Il paraît que l'ouvrage devient difficile à trouver, rupture de stock en librairie... Serait-ce un signe prometteur d'une prise de conscience? Affaire à suivre donc...




J'entends aussi les critiques: "c'est facile de jouer au précaire quand on sait qu'on retrouve sa place au chaud après... " Oui, mais non! Je vous promets qu'à lire les douleurs physiques, le manque de soleil, et la détresse psychologique qu'a pu ressentir Florence Aubenas, on admire juste son courage.




Je conseille ce livre à ceux qui veulent savoir comment on vit avec 700 euros par mois, mais surtout comment on vit quand on devient transparent aux autres, et traîté comme une mois que rien...




Je recommande ce livre à ceux qui côtoient des milieux exclus du monde et de la société, pour leur donner envie de témoigner à leur tour ...










01 mars 2010

Pour les copines!






















J'ai découvert une B.D. qu'on a tout de suite envie d'offrir à ses copines: Aya de Yopougon écrite par Marguerite Abouet et illustrée par Clément Oubrerie. (Merci Alexandra pour ce judicieux conseil!)










Aya, l'héroîne qui prête son nom à la Bande Dessinée, a 19 ans et habite dans un quartier d'Abidjan, en Côte d'Ivoire. Elle y vit avec sa famille, ses amies, ses voisins. Elle est studieuse, elle qui rêve de devenir médecin, tandis que ses copines sont plutôt délurées! Elles courent les hommes le soir, ce qui conduit Aya d'aventures en aventures: de comment s'occuper d'un bébé, à comment essayer de ne pas se faire imposer un mari! Aya parle de ses copines comme faisant le choix de la "série C ": Coiffure, Couture, Chasse au mari! Tout un programme et un régal pour nous lecteurs!








Le ton est couleur local, avec à la fin tout un petit glossaire fort sympathique pour s'imprégner du jargon du coin: un "genito" est ainsi un garçon qui a de l'argent à dépenser... avec qui on va "gazer" ( = s'éclater en boîte le soir). Quant au "galérien", c'est un garçon qui n'a pas trop de choses à faire... et j'en passe et des meilleurs.
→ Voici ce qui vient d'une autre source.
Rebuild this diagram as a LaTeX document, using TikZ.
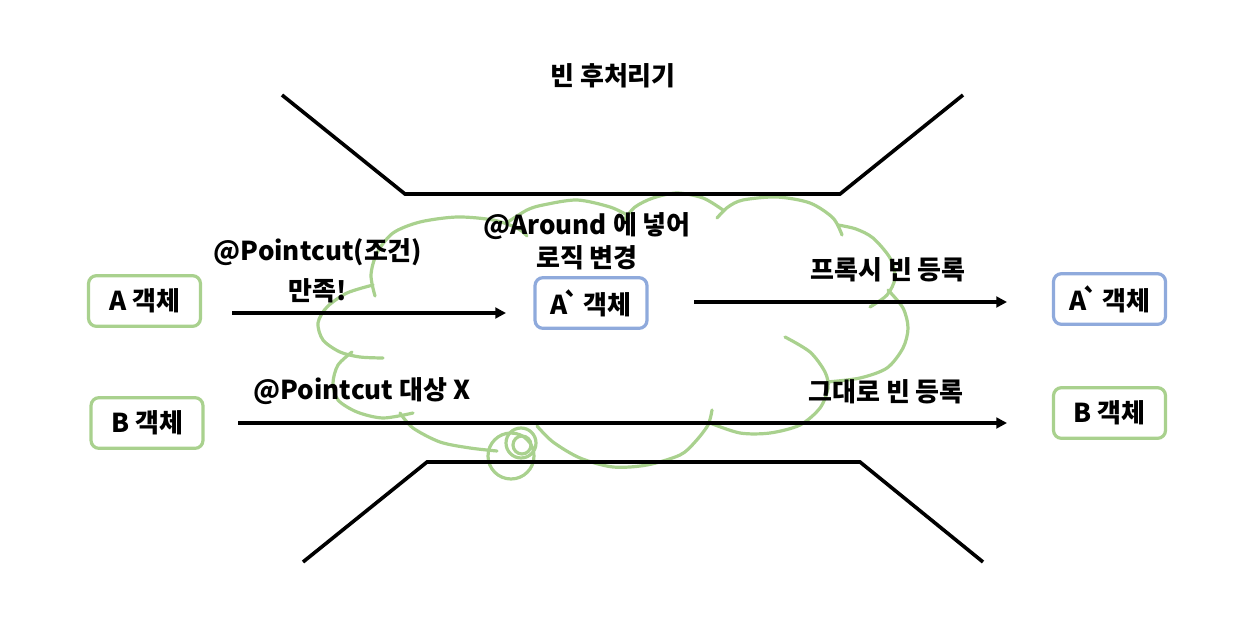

Les couleurs sont vives comme les boubous. Les planches nous plongent dans l'Afrique, ses marchés, ses petites cours intérieures où l'on cuisine, étend le linge, papote...








J'aime tout particulièrement les notes de fin, où les personnages nous apprennent leurs plats favoris, ou encore comment porter un bébé sur le dos...








Un régal de cocasserie à mettre entre toutes les mains avides de connaitre un peu mieux le quotidien des filles Africaines de là-bas! On sent que l'auteur s'inspire de son vécu avec beaucoup de sincérité. On assiste à des moments amusants comme l'arrivée de la télévision, avec ses publicités pour la bière que tout le monde regarde ensemble le soir... ou comme la préparation à l'élection de Miss Yopougon!








Entre petites et grandes embrouiles, querelles d'époux et surveillance des enfants qui font le mur pour sortir le soir, vous trouverez de quoi vous distraire dans une contrée ensoleillée et animée, en attendant le printemps...








Pour ceux qui aiment cet univers, je conseille aussi Mma Ramotswe détective d'Alexander McCall Smith. Vous ne serez pas déçus du voyage!